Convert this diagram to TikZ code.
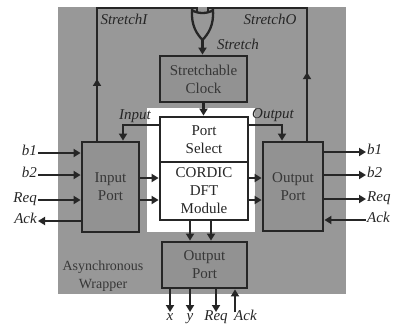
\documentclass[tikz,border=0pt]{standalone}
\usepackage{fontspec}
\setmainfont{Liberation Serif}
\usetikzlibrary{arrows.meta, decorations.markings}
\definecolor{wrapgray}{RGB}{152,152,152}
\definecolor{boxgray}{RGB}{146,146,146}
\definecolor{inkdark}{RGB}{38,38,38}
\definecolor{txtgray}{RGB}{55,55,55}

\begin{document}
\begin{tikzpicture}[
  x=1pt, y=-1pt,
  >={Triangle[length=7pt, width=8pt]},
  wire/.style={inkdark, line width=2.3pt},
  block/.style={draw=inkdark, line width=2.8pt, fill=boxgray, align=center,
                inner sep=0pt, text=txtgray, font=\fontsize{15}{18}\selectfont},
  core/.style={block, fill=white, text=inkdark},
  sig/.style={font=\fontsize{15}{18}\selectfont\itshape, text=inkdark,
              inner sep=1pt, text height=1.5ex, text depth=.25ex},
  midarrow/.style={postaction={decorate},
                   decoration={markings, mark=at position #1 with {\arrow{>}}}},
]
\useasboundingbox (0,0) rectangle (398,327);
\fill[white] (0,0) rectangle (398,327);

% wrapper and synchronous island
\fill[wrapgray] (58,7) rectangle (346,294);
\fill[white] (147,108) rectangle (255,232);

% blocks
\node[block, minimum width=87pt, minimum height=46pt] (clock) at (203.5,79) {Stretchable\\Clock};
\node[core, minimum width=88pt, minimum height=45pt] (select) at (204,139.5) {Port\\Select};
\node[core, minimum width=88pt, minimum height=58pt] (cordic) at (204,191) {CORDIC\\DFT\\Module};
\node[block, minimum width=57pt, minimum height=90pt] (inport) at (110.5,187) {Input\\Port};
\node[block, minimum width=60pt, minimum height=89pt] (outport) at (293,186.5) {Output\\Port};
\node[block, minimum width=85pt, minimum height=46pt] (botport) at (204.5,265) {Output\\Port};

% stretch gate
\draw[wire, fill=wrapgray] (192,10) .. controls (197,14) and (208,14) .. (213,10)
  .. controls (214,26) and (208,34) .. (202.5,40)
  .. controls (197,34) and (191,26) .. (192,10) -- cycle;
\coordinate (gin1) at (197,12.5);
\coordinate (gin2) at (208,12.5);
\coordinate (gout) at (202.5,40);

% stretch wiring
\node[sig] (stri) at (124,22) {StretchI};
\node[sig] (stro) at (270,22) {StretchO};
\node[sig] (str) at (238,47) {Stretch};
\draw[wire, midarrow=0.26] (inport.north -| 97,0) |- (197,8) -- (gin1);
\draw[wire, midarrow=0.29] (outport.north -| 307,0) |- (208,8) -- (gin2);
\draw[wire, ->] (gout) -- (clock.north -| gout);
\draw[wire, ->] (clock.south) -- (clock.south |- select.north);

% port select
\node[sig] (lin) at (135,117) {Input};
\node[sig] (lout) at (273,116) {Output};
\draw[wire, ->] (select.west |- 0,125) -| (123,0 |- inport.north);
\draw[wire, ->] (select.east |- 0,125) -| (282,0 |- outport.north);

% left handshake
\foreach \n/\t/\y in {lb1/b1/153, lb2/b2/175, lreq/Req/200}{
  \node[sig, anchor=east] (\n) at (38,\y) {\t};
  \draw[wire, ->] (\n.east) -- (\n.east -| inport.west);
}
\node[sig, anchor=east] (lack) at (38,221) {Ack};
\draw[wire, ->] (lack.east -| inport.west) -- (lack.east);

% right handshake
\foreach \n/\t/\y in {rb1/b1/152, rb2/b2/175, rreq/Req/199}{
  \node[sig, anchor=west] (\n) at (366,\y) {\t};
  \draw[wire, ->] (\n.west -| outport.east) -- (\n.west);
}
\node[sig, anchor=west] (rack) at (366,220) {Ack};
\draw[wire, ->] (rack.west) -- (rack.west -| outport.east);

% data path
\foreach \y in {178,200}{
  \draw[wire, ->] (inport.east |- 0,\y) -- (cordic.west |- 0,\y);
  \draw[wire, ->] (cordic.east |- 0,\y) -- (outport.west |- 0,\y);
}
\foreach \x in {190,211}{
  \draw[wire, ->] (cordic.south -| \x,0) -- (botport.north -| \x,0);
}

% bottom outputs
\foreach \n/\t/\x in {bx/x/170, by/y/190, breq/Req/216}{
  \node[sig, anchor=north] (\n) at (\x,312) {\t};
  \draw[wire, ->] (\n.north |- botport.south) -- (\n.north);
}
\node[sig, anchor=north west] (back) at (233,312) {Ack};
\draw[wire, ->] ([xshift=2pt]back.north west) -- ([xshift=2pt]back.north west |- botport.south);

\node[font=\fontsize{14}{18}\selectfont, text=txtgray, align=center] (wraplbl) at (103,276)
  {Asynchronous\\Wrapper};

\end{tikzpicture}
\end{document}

★ ★ ★ ★ ★

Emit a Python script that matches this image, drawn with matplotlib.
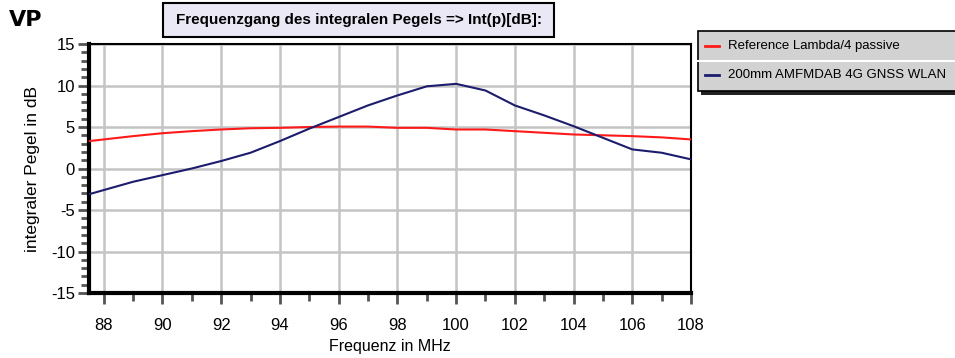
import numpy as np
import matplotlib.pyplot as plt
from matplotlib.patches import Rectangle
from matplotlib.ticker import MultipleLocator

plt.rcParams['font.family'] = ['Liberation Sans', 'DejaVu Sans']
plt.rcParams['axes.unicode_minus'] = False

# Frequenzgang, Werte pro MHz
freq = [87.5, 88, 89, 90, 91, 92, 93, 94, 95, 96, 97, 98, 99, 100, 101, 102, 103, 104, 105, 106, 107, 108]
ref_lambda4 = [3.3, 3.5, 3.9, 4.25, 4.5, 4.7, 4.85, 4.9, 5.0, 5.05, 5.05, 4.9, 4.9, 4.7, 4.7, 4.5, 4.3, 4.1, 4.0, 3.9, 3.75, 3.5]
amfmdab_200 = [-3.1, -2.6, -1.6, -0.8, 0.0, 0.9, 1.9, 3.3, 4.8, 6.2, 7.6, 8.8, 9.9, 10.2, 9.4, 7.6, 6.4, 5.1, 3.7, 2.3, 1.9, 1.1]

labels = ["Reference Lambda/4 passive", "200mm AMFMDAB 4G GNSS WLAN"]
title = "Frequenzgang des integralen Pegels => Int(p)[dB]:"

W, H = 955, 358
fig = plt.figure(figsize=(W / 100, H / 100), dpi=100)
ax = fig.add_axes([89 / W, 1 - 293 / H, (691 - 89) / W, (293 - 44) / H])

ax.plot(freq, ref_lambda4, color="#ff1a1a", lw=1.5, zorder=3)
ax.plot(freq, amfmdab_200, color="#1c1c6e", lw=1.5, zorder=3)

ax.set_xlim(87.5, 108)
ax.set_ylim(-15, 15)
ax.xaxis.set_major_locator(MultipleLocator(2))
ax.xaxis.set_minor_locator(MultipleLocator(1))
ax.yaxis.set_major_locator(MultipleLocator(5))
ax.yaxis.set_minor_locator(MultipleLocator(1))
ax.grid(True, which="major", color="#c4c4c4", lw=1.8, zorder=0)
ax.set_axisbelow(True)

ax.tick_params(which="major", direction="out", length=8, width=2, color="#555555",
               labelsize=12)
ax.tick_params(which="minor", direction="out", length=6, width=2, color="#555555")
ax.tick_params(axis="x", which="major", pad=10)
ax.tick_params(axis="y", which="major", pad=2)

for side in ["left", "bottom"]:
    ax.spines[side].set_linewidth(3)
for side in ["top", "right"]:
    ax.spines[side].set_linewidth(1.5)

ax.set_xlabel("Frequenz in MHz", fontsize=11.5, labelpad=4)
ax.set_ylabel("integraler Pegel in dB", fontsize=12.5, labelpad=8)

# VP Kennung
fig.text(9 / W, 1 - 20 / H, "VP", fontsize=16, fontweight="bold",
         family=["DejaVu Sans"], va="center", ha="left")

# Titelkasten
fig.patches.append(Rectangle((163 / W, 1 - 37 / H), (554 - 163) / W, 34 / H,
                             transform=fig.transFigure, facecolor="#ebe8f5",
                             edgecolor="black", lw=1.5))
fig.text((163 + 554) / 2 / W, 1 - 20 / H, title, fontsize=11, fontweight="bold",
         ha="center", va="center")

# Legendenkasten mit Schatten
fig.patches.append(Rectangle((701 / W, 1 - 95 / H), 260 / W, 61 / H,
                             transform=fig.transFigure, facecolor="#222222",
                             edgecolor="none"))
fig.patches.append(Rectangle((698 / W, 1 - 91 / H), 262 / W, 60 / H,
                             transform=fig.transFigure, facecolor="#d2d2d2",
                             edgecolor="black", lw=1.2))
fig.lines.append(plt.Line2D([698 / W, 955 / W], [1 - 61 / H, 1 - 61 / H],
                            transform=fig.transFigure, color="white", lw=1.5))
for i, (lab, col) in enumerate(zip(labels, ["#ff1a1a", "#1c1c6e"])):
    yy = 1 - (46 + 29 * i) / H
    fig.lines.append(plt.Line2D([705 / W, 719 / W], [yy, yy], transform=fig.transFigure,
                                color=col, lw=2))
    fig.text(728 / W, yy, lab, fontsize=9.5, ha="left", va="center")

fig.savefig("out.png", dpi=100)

★ ★ ★ ★ ★

### What you need to do
Retype, word for word, only the lines from the one containing "Emit a Python" through the one containing "ax.spines[side].set_linewidth(1.5)", both included, and leave out any pictures.

### Answer
Emit a Python script that matches this image, drawn with matplotlib.
import numpy as np
import matplotlib.pyplot as plt
from matplotlib.patches import Rectangle
from matplotlib.ticker import MultipleLocator

plt.rcParams['font.family'] = ['Liberation Sans', 'DejaVu Sans']
plt.rcParams['axes.unicode_minus'] = False

# Frequenzgang, Werte pro MHz
freq = [87.5, 88, 89, 90, 91, 92, 93, 94, 95, 96, 97, 98, 99, 100, 101, 102, 103, 104, 105, 106, 107, 108]
ref_lambda4 = [3.3, 3.5, 3.9, 4.25, 4.5, 4.7, 4.85, 4.9, 5.0, 5.05, 5.05, 4.9, 4.9, 4.7, 4.7, 4.5, 4.3, 4.1, 4.0, 3.9, 3.75, 3.5]
amfmdab_200 = [-3.1, -2.6, -1.6, -0.8, 0.0, 0.9, 1.9, 3.3, 4.8, 6.2, 7.6, 8.8, 9.9, 10.2, 9.4, 7.6, 6.4, 5.1, 3.7, 2.3, 1.9, 1.1]

labels = ["Reference Lambda/4 passive", "200mm AMFMDAB 4G GNSS WLAN"]
title = "Frequenzgang des integralen Pegels => Int(p)[dB]:"

W, H = 955, 358
fig = plt.figure(figsize=(W / 100, H / 100), dpi=100)
ax = fig.add_axes([89 / W, 1 - 293 / H, (691 - 89) / W, (293 - 44) / H])

ax.plot(freq, ref_lambda4, color="#ff1a1a", lw=1.5, zorder=3)
ax.plot(freq, amfmdab_200, color="#1c1c6e", lw=1.5, zorder=3)

ax.set_xlim(87.5, 108)
ax.set_ylim(-15, 15)
ax.xaxis.set_major_locator(MultipleLocator(2))
ax.xaxis.set_minor_locator(MultipleLocator(1))
ax.yaxis.set_major_locator(MultipleLocator(5))
ax.yaxis.set_minor_locator(MultipleLocator(1))
ax.grid(True, which="major", color="#c4c4c4", lw=1.8, zorder=0)
ax.set_axisbelow(True)

ax.tick_params(which="major", direction="out", length=8, width=2, color="#555555",
               labelsize=12)
ax.tick_params(which="minor", direction="out", length=6, width=2, color="#555555")
ax.tick_params(axis="x", which="major", pad=10)
ax.tick_params(axis="y", which="major", pad=2)

for side in ["left", "bottom"]:
    ax.spines[side].set_linewidth(3)
for side in ["top", "right"]:
    ax.spines[side].set_linewidth(1.5)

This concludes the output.